So there’s this philosophy professor out there named Peter Boghossian, who recently published a book called called A Manual for Creating Atheists in which he advances all sorts of techniques of gentle Socratic persuasion aimed at getting people out of religion. Let’s all be sensitive to reason and evidence, etc. etc. Fine.
In the very same book, he advances some interesting views on the subject of the meaning of life, conveyed in this charming passage:
If life has no meaning for someone unless they know something they don’t know, then I would strongly urge extensive therapy and counseling. This is particularly true if feelings of meaninglessness and lack of purpose lead to depression, which is a serious illness. Absent a mental disorder or head trauma, there is no reason an adult should find life meaningless without maintaining some form of delusion. (p. 161)

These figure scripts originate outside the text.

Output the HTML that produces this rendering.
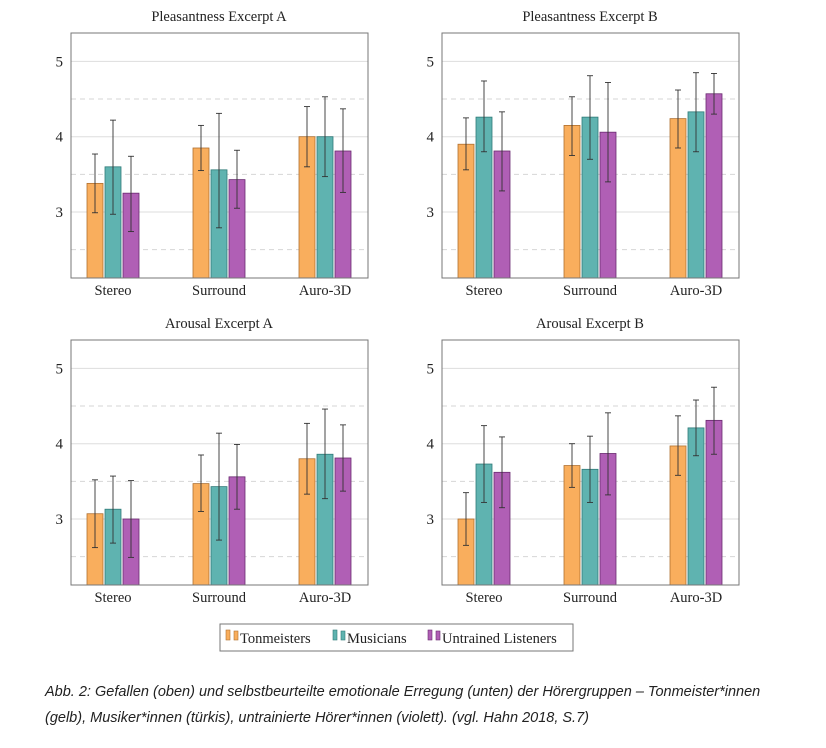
<!DOCTYPE html>
<html><head><meta charset="utf-8"><style>
body{margin:0;background:#fff;width:826px;height:748px;overflow:hidden;font-family:"Liberation Sans",sans-serif}
svg{position:absolute;left:0;top:0}
.cap{position:absolute;left:45px;font-style:italic;font-size:14.5px;color:#222;white-space:nowrap}
</style></head><body>
<svg id="s" width="826" height="748" xmlns="http://www.w3.org/2000/svg" font-family="Liberation Serif, serif"></svg>
<div class="cap" style="top:684px">Abb. 2: Gefallen (oben) und selbstbeurteilte emotionale Erregung (unten) der Hörergruppen – Tonmeister*innen</div>
<div class="cap" style="top:710px">(gelb), Musiker*innen (türkis), untrainierte Hörer*innen (violett). (vgl. Hahn 2018, S.7)</div>
<script>
const cols=["#f9ae5d","#5fb3b0","#b05fb5"],edge=["#b07030","#2f7a78","#6a2a70"];
const panels=[
{t:"Pleasantness Excerpt A",x:71,y:0,d:[[3.38,2.99,3.77,3.6,2.97,4.22,3.25,2.74,3.74],[3.85,3.55,4.15,3.56,2.79,4.31,3.43,3.05,3.82],[4.0,3.6,4.4,4.0,3.47,4.53,3.81,3.26,4.37]]},
{t:"Pleasantness Excerpt B",x:442,y:0,d:[[3.9,3.56,4.25,4.26,3.8,4.74,3.81,3.28,4.33],[4.15,3.75,4.53,4.26,3.7,4.81,4.06,3.4,4.72],[4.24,3.85,4.62,4.33,3.8,4.85,4.57,4.3,4.84]]},
{t:"Arousal Excerpt A",x:71,y:307,d:[[3.07,2.62,3.52,3.13,2.68,3.57,3.0,2.49,3.51],[3.47,3.1,3.85,3.43,2.72,4.14,3.56,3.13,3.99],[3.8,3.33,4.27,3.86,3.27,4.46,3.81,3.37,4.25]]},
{t:"Arousal Excerpt B",x:442,y:307,d:[[3.0,2.65,3.35,3.73,3.22,4.24,3.62,3.15,4.09],[3.71,3.42,4.0,3.66,3.22,4.1,3.87,3.32,4.41],[3.97,3.58,4.37,4.21,3.84,4.58,4.31,3.86,4.75]]}];
let h="";
for(const p of panels){
 const L=p.x,R=p.x+297,T=p.y+33,B=p.y+278;
 const Y=v=>p.y+212-(v-3)*75.3;
 h+=`<text x="${L+148}" y="${p.y+21}" font-size="14.5" text-anchor="middle" fill="#222">${p.t}</text>`;
 for(const v of [3,4,5]){h+=`<line x1="${L}" x2="${R}" y1="${Y(v)}" y2="${Y(v)}" stroke="#ddd"/>`;
  h+=`<text x="${L-8}" y="${Y(v)+5}" font-size="15" text-anchor="end" fill="#222">${v}</text>`;}
 for(const v of [2.5,3.5,4.5])h+=`<line x1="${L}" x2="${R}" y1="${Y(v)}" y2="${Y(v)}" stroke="#d6d6d6" stroke-dasharray="5,4"/>`;
 const names=["Stereo","Surround","Auro-3D"];
 for(let g=0;g<3;g++){const c=L+42+g*106;
  for(let k=0;k<3;k++){const [m,lo,hi]=p.d[g].slice(k*3,k*3+3);const x=c-26+k*18;
   h+=`<rect x="${x}" y="${Y(m)}" width="16" height="${B-Y(m)}" fill="${cols[k]}" stroke="${edge[k]}" stroke-width="0.8"/>`;
   const cx=x+8;h+=`<g stroke="#333" stroke-width="0.9"><line x1="${cx}" x2="${cx}" y1="${Y(hi)}" y2="${Y(lo)}"/><line x1="${cx-3}" x2="${cx+3}" y1="${Y(hi)}" y2="${Y(hi)}"/><line x1="${cx-3}" x2="${cx+3}" y1="${Y(lo)}" y2="${Y(lo)}"/></g>`;}
  h+=`<text x="${c}" y="${B+17}" font-size="14.5" text-anchor="middle" fill="#222">${names[g]}</text>`;}
 h+=`<rect x="${L}" y="${T}" width="297" height="245" fill="none" stroke="#777"/>`;
}
h+=`<rect x="220" y="624" width="353" height="27" fill="none" stroke="#777"/>`;
const lg=[["Tonmeisters",226],["Musicians",333],["Untrained Listeners",428]];
lg.forEach((l,k)=>{h+=`<rect x="${l[1]}" y="630" width="4" height="10" fill="${cols[k]}" stroke="${edge[k]}" stroke-width="0.6"/><rect x="${l[1]+8}" y="631" width="4" height="9" fill="${cols[k]}" stroke="${edge[k]}" stroke-width="0.6"/><text x="${l[1]+14}" y="643" font-size="14.5" fill="#222">${l[0]}</text>`;});
document.getElementById("s").innerHTML=h;
</script>
</body></html>
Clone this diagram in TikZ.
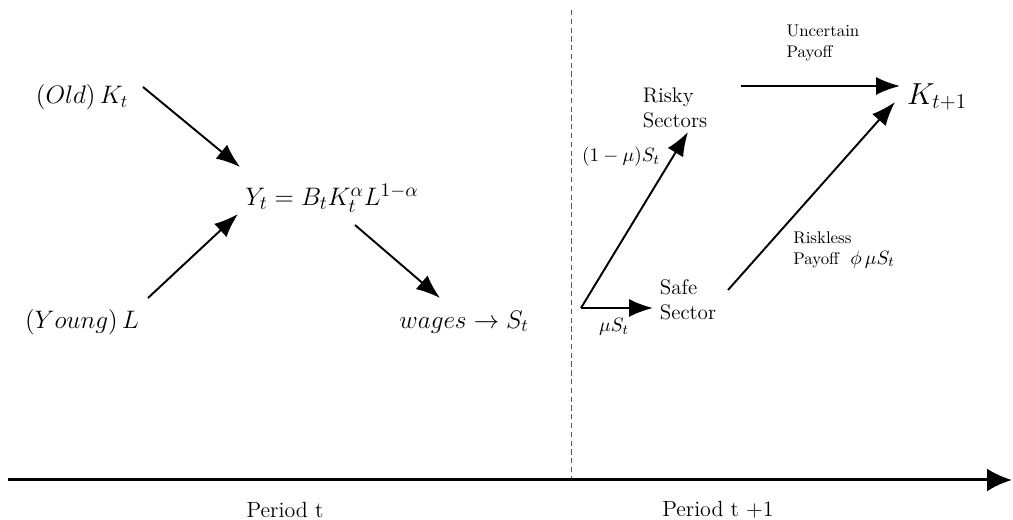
\documentclass[tikz,border=0pt]{standalone}
\usepackage{amsmath}
\usetikzlibrary{arrows.meta,calc}
\definecolor{DashClr}{rgb}{0.35,0.35,0.35}

\begin{document}
\begin{tikzpicture}[
  flow/.style={line width=1.1pt,-{Latex[length=4.8mm,width=3.6mm]}},
  mathlbl/.style={inner sep=1pt,font=\Large},
  txtlbl/.style={inner sep=1pt,align=left,font=\large},
  smalllbl/.style={inner sep=1pt,align=left,font=\fontsize{9.6}{11.5}\selectfont},
  arrlbl/.style={inner sep=1pt,font=\fontsize{11.3}{13}\selectfont},
  perlbl/.style={inner sep=1pt,font=\fontsize{12.5}{14}\selectfont}]
\useasboundingbox (0,0) rectangle (20.26,10.4);

% time axis and the border between periods
\coordinate (axisL) at (0.16,0.8);
\coordinate (axisR) at (20.24,0.8);
\coordinate (divT) at (11.42,10.2);
\coordinate (divB) at (11.42,0.8);
\draw[DashClr,densely dashed,line width=0.5pt] (divT) -- (divB);
\draw[line width=1.7pt,-{Latex[length=5mm,width=4.6mm]}] (axisL) -- (axisR);
\node[perlbl] (pt) at (5.7,0.2) {Period t};
\node[perlbl] (pt1) at (14.36,0.2) {Period t +1};

% period t
\node[mathlbl] (old) at (1.64,8.46) {$(Old)\,K_t$};
\node[mathlbl] (young) at (1.64,3.96) {$(Young)\,L$};
\node[mathlbl,font=\fontsize{15}{17}\selectfont] (Y) at (6.64,6.44) {$Y_t = B_t K_t^{\alpha} L^{1-\alpha}$};
\node[mathlbl] (wages) at (9.28,3.96) {$wages \rightarrow S_t$};

\draw[flow] ([shift={(1.22,0.2)}]old.center) -- ([shift={(-1.84,0.62)}]Y.center);
\draw[flow] ([shift={(1.32,0.48)}]young.center) -- ([shift={(-1.88,-0.32)}]Y.center);
\draw[flow] ([shift={(0.46,-0.54)}]Y.center) -- ([shift={(-0.48,0.48)}]wages.center);

% period t+1
\coordinate (split) at (11.62,4.24);
\node[txtlbl] (risky) at (13.5,8.24) {Risky\\Sectors};
\node[txtlbl] (safe) at (13.76,4.4) {Safe\\Sector};
\node[mathlbl,font=\fontsize{16.5}{18}\selectfont] (K) at (18.74,8.46) {$K_{t+1}$};

\draw[flow] (split) -- ([shift={(0.26,-0.48)}]risky.center);
\draw[flow] (split) -- ([shift={(-0.7,-0.16)}]safe.center);
\draw[flow] ([shift={(1.32,0.44)}]risky.center) -- ([shift={(-0.74,0.22)}]K.center);
\draw[flow] ([shift={(0.8,0.2)}]safe.center) -- ([shift={(-0.84,-0.1)}]K.center);

\node[arrlbl] (share) at (12.42,7.26) {$(1-\mu)S_t$};
\node[arrlbl] (musafe) at (12.28,3.86) {$\mu S_t$};
\node[smalllbl] (unc) at (16.46,9.54) {Uncertain\\Payoff};
\node[smalllbl] (rless) at (16.88,5.4) {Riskless\\Payoff~~{\fontsize{11.3}{13}\selectfont$\phi\,\mu S_t$}};
\end{tikzpicture}
\end{document}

I see. You’d better own up to the fact that life has meaning, and if you won’t, off to the padded room with you!
Whether life has meaning or not would seem to be a rather serious and challenging question, precisely the sort of thing that your intellectually-engaged professional philosopher would want to weigh arguments for and against. And indeed, certain professional philosophers rather higher up on the academic ladder than Boghossian himself has managed to reach do in fact reject the notion that life has meaning.
Not that this matters to him, apparently. If you’re not persuaded that life has meaning, then there will be no arguments and no Socratic persuasion for you. You’re just dismissed as insane, full stop.
There’s a dictionary in the Boghossian household from which the word “irony” has been excised, I’ll bet.